[Items from a data source]
########
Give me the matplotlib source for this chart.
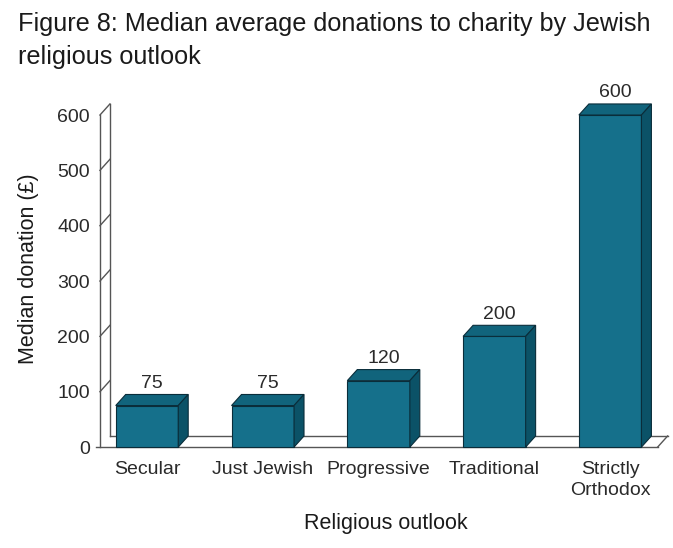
import matplotlib.pyplot as plt
from matplotlib.patches import Polygon

plt.rcParams['font.family'] = ['Liberation Sans', 'DejaVu Sans']

# median donation by religious outlook
categories = ['Secular', 'Just Jewish', 'Progressive', 'Traditional', 'Strictly\nOrthodox']
donations = [75, 75, 120, 200, 600]
y_ticks = [0, 100, 200, 300, 400, 500, 600]

face_col = '#15708b'
top_col = '#11647c'
side_col = '#0b5267'
edge_col = '#0a2d3a'
line_col = '#555555'
text_col = '#2a2a2a'

# pseudo-3d depth offsets (x in category units, y in pounds)
dx, dy = 0.086, 20
half = 0.27

fig = plt.figure(figsize=(6.73, 5.48), dpi=100)
ax = fig.add_axes([0.1358, 0.164, 0.8569, 0.6867])
ax.set_xlim(-0.48, 4.5)
ax.set_ylim(-20, 660)
for s in ax.spines.values():
    s.set_visible(False)

# back wall with slanted ticks
wx = -0.406
ax.plot([wx, wx], [0, 600], color=line_col, lw=1, clip_on=False)
ax.plot([wx + dx, wx + dx], [dy, 600 + dy], color=line_col, lw=1, clip_on=False)
for t in y_ticks[1:]:
    ax.plot([wx, wx + dx], [t, t + dy], color=line_col, lw=1, clip_on=False)

# floor
fx_end = 4.41
ax.plot([wx - 0.03, fx_end], [0, 0], color=line_col, lw=1, clip_on=False, zorder=1)
ax.plot([wx + dx, fx_end + dx], [dy, dy], color=line_col, lw=1, clip_on=False, zorder=1)
ax.plot([fx_end, fx_end + dx], [0, dy], color=line_col, lw=1, clip_on=False, zorder=1)

for i, v in enumerate(donations):
    x0, x1 = i - half, i + half
    front = Polygon([(x0, 0), (x1, 0), (x1, v), (x0, v)], closed=True,
                    facecolor=face_col, edgecolor=edge_col, lw=0.8, zorder=3)
    top = Polygon([(x0, v), (x1, v), (x1 + dx, v + dy), (x0 + dx, v + dy)], closed=True,
                  facecolor=top_col, edgecolor=edge_col, lw=0.8, zorder=3)
    side = Polygon([(x1, 0), (x1 + dx, dy), (x1 + dx, v + dy), (x1, v)], closed=True,
                   facecolor=side_col, edgecolor=edge_col, lw=0.8, zorder=3)
    for p in (front, top, side):
        ax.add_patch(p)
    ax.text(i + dx / 2, v + dy + 5, str(v), ha='center', va='bottom',
            fontsize=14, color=text_col)

ax.set_yticks(y_ticks)
ax.set_yticklabels([str(t) for t in y_ticks], fontsize=14, color=text_col)
ax.set_xticks(range(len(categories)))
ax.set_xticklabels(categories, fontsize=14, color=text_col, linespacing=1.35)
ax.tick_params(axis='both', length=0)
ax.tick_params(axis='y', pad=1)
ax.tick_params(axis='x', pad=2)

fig.text(0.042, 0.51, 'Median donation (£)', ha='center', va='center', rotation=90,
         fontsize=15.5, color='#1a1a1a')
fig.text(0.574, 0.045, 'Religious outlook', ha='center', va='center',
         fontsize=15.5, color='#1a1a1a')

fig.text(0.027, 0.978, 'Figure 8: Median average donations to charity by Jewish\nreligious outlook',
         ha='left', va='top', fontsize=18.2, color='#1a1a1a', linespacing=1.45)

fig.savefig('out.png', dpi=100)
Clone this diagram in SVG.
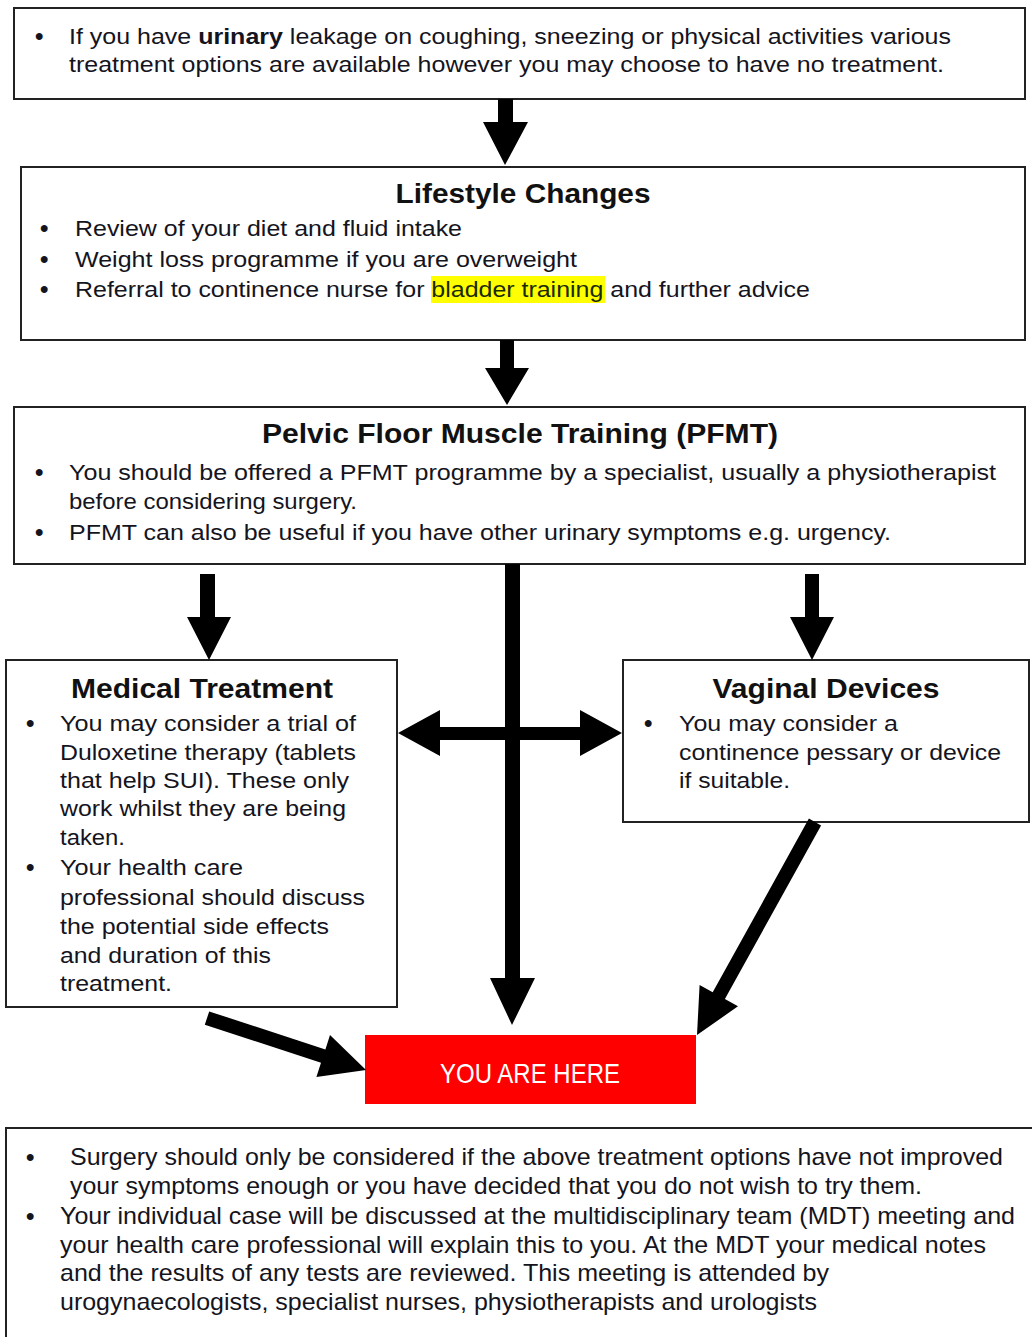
<svg xmlns="http://www.w3.org/2000/svg" width="1032" height="1337" viewBox="0 0 1032 1337">
<style>
.box{fill:#fff;stroke:#222;stroke-width:2}
.t{font-family:"Liberation Sans",Arial,sans-serif;font-size:22px;fill:#141420}
.b{font-family:"Liberation Sans",Arial,sans-serif;font-size:24px;font-weight:bold;fill:#141420}
.h{font-family:"Liberation Sans",Arial,sans-serif;font-size:27px;font-weight:bold;fill:#111;text-anchor:middle}
.n{font-family:"Liberation Sans",Arial,sans-serif;font-size:24px;fill:#141420}
.arrow{fill:#000}
</style>
<rect width="1032" height="1337" fill="#fff"/>
<g id="node-intro">
<rect class="box" x="14" y="8" width="1011" height="91"/>
<text class="b" x="35" y="44">•</text>
<text class="t" x="69" y="44" textLength="882" lengthAdjust="spacingAndGlyphs">If you have <tspan font-weight="bold">urinary</tspan> leakage on coughing, sneezing or physical activities various</text>
<text class="t" x="69" y="72" textLength="875" lengthAdjust="spacingAndGlyphs">treatment options are available however you may choose to have no treatment.</text>
</g>
<g id="node-lifestyle">
<rect class="box" x="21" y="167" width="1004" height="173"/>
<text class="h" x="523" y="203" textLength="255" lengthAdjust="spacingAndGlyphs">Lifestyle Changes</text>
<rect x="431" y="276" width="174" height="27" fill="#ffff00"/>
<text class="b" x="40" y="236">•</text>
<text class="t" x="75" y="236" textLength="387" lengthAdjust="spacingAndGlyphs">Review of your diet and fluid intake</text>
<text class="b" x="40" y="267">•</text>
<text class="t" x="75" y="267" textLength="502" lengthAdjust="spacingAndGlyphs">Weight loss programme if you are overweight</text>
<text class="b" x="40" y="297">•</text>
<text class="t" x="75" y="297" textLength="735" lengthAdjust="spacingAndGlyphs">Referral to continence nurse for <tspan fill="#1a2a00">bladder training</tspan> and further advice</text>
</g>
<g id="node-pfmt">
<rect class="box" x="14" y="407" width="1011" height="157"/>
<text class="h" x="520" y="443" textLength="516" lengthAdjust="spacingAndGlyphs">Pelvic Floor Muscle Training (PFMT)</text>
<text class="b" x="35" y="480">•</text>
<text class="t" x="69" y="480" textLength="927" lengthAdjust="spacingAndGlyphs">You should be offered a PFMT programme by a specialist, usually a physiotherapist</text>
<text class="t" x="69" y="509" textLength="288" lengthAdjust="spacingAndGlyphs">before considering surgery.</text>
<text class="b" x="35" y="540">•</text>
<text class="t" x="69" y="540" textLength="822" lengthAdjust="spacingAndGlyphs">PFMT can also be useful if you have other urinary symptoms e.g. urgency.</text>
</g>
<g id="node-medical">
<rect class="box" x="6" y="660" width="391" height="347"/>
<text class="h" x="202" y="698" textLength="262" lengthAdjust="spacingAndGlyphs">Medical Treatment</text>
<text class="b" x="26" y="731">•</text>
<text class="t" x="60" y="731" textLength="296" lengthAdjust="spacingAndGlyphs">You may consider a trial of</text>
<text class="t" x="60" y="760" textLength="296" lengthAdjust="spacingAndGlyphs">Duloxetine therapy (tablets</text>
<text class="t" x="60" y="788" textLength="289" lengthAdjust="spacingAndGlyphs">that help SUI). These only</text>
<text class="t" x="60" y="816" textLength="286" lengthAdjust="spacingAndGlyphs">work whilst they are being</text>
<text class="t" x="60" y="845" textLength="65" lengthAdjust="spacingAndGlyphs">taken.</text>
<text class="b" x="26" y="875">•</text>
<text class="t" x="60" y="875" textLength="183" lengthAdjust="spacingAndGlyphs">Your health care</text>
<text class="t" x="60" y="905" textLength="305" lengthAdjust="spacingAndGlyphs">professional should discuss</text>
<text class="t" x="60" y="934" textLength="269" lengthAdjust="spacingAndGlyphs">the potential side effects</text>
<text class="t" x="60" y="963" textLength="211" lengthAdjust="spacingAndGlyphs">and duration of this</text>
<text class="t" x="60" y="991" textLength="112" lengthAdjust="spacingAndGlyphs">treatment.</text>
</g>
<g id="node-vaginal">
<rect class="box" x="623" y="660" width="406" height="162"/>
<text class="h" x="826" y="698" textLength="227" lengthAdjust="spacingAndGlyphs">Vaginal Devices</text>
<text class="b" x="644" y="731">•</text>
<text class="t" x="679" y="731" textLength="219" lengthAdjust="spacingAndGlyphs">You may consider a</text>
<text class="t" x="679" y="760" textLength="322" lengthAdjust="spacingAndGlyphs">continence pessary or device</text>
<text class="t" x="679" y="788" textLength="111" lengthAdjust="spacingAndGlyphs">if suitable.</text>
</g>
<g id="node-here">
<rect x="365" y="1035" width="331" height="69" fill="#ff0000"/>
<text x="530" y="1083" text-anchor="middle" font-family="'Liberation Sans',Arial,sans-serif" font-size="28" fill="#fff" textLength="180" lengthAdjust="spacingAndGlyphs">YOU ARE HERE</text>
</g>
<g id="node-surgery">
<rect class="box" x="6" y="1128" width="1040" height="230"/>
<text class="b" x="26" y="1165">•</text>
<text class="n" x="70" y="1165" textLength="933" lengthAdjust="spacingAndGlyphs">Surgery should only be considered if the above treatment options have not improved</text>
<text class="n" x="70" y="1194" textLength="852" lengthAdjust="spacingAndGlyphs">your symptoms enough or you have decided that you do not wish to try them.</text>
<text class="b" x="26" y="1224">•</text>
<text class="n" x="60" y="1224" textLength="955" lengthAdjust="spacingAndGlyphs">Your individual case will be discussed at the multidisciplinary team (MDT) meeting and</text>
<text class="n" x="60" y="1253" textLength="926" lengthAdjust="spacingAndGlyphs">your health care professional will explain this to you. At the MDT your medical notes</text>
<text class="n" x="60" y="1281" textLength="769" lengthAdjust="spacingAndGlyphs">and the results of any tests are reviewed. This meeting is attended by</text>
<text class="n" x="60" y="1310" textLength="757" lengthAdjust="spacingAndGlyphs">urogynaecologists, specialist nurses, physiotherapists and urologists</text>
</g>
<g id="connectors">
<polygon class="arrow" points="498,99 513,99 513,122 528,122 505,165 483,122 498,122"/>
<polygon class="arrow" points="500,340 514,340 514,368 529,368 507,405 485,368 500,368"/>
<polygon class="arrow" points="200,574 215,574 215,617 231,617 209,660 187,617 200,617"/>
<polygon class="arrow" points="805,574 819,574 819,617 834,617 812,660 790,617 805,617"/>
<polygon class="arrow" points="505,564 520,564 520,978 535,978 512,1025 490,978 505,978"/>
<polygon class="arrow" points="398,733 440,710 440,727 580,727 580,710 622,733 580,756 580,740 440,740 440,756"/>
<polygon class="arrow" points="821.1,825.4 724.9,999.0 738.0,1006.3 697,1035 699.6,984.9 712.7,992.2 808.9,818.6"/>
<polygon class="arrow" points="204.8,1024.7 321.0,1062.7 316.4,1076.9 366,1070 330.0,1035.1 325.4,1049.4 209.2,1011.4"/>
</g>
</svg>
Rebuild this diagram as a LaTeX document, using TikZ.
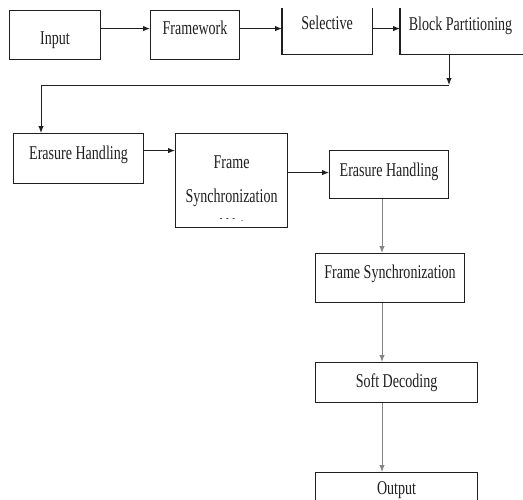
########
_Exercise task_
Return nothing but the lines running from the start of the data to the line with "ax.plot([fx_end, fx_end +", please, both ends included and no pictures.

_Result_
Give me the matplotlib source for this chart.
import matplotlib.pyplot as plt
from matplotlib.patches import Polygon

plt.rcParams['font.family'] = ['Liberation Sans', 'DejaVu Sans']

# median donation by religious outlook
categories = ['Secular', 'Just Jewish', 'Progressive', 'Traditional', 'Strictly\nOrthodox']
donations = [75, 75, 120, 200, 600]
y_ticks = [0, 100, 200, 300, 400, 500, 600]

face_col = '#15708b'
top_col = '#11647c'
side_col = '#0b5267'
edge_col = '#0a2d3a'
line_col = '#555555'
text_col = '#2a2a2a'

# pseudo-3d depth offsets (x in category units, y in pounds)
dx, dy = 0.086, 20
half = 0.27

fig = plt.figure(figsize=(6.73, 5.48), dpi=100)
ax = fig.add_axes([0.1358, 0.164, 0.8569, 0.6867])
ax.set_xlim(-0.48, 4.5)
ax.set_ylim(-20, 660)
for s in ax.spines.values():
    s.set_visible(False)

# back wall with slanted ticks
wx = -0.406
ax.plot([wx, wx], [0, 600], color=line_col, lw=1, clip_on=False)
ax.plot([wx + dx, wx + dx], [dy, 600 + dy], color=line_col, lw=1, clip_on=False)
for t in y_ticks[1:]:
    ax.plot([wx, wx + dx], [t, t + dy], color=line_col, lw=1, clip_on=False)

# floor
fx_end = 4.41
ax.plot([wx - 0.03, fx_end], [0, 0], color=line_col, lw=1, clip_on=False, zorder=1)
ax.plot([wx + dx, fx_end + dx], [dy, dy], color=line_col, lw=1, clip_on=False, zorder=1)
ax.plot([fx_end, fx_end + dx], [0, dy], color=line_col, lw=1, clip_on=False, zorder=1)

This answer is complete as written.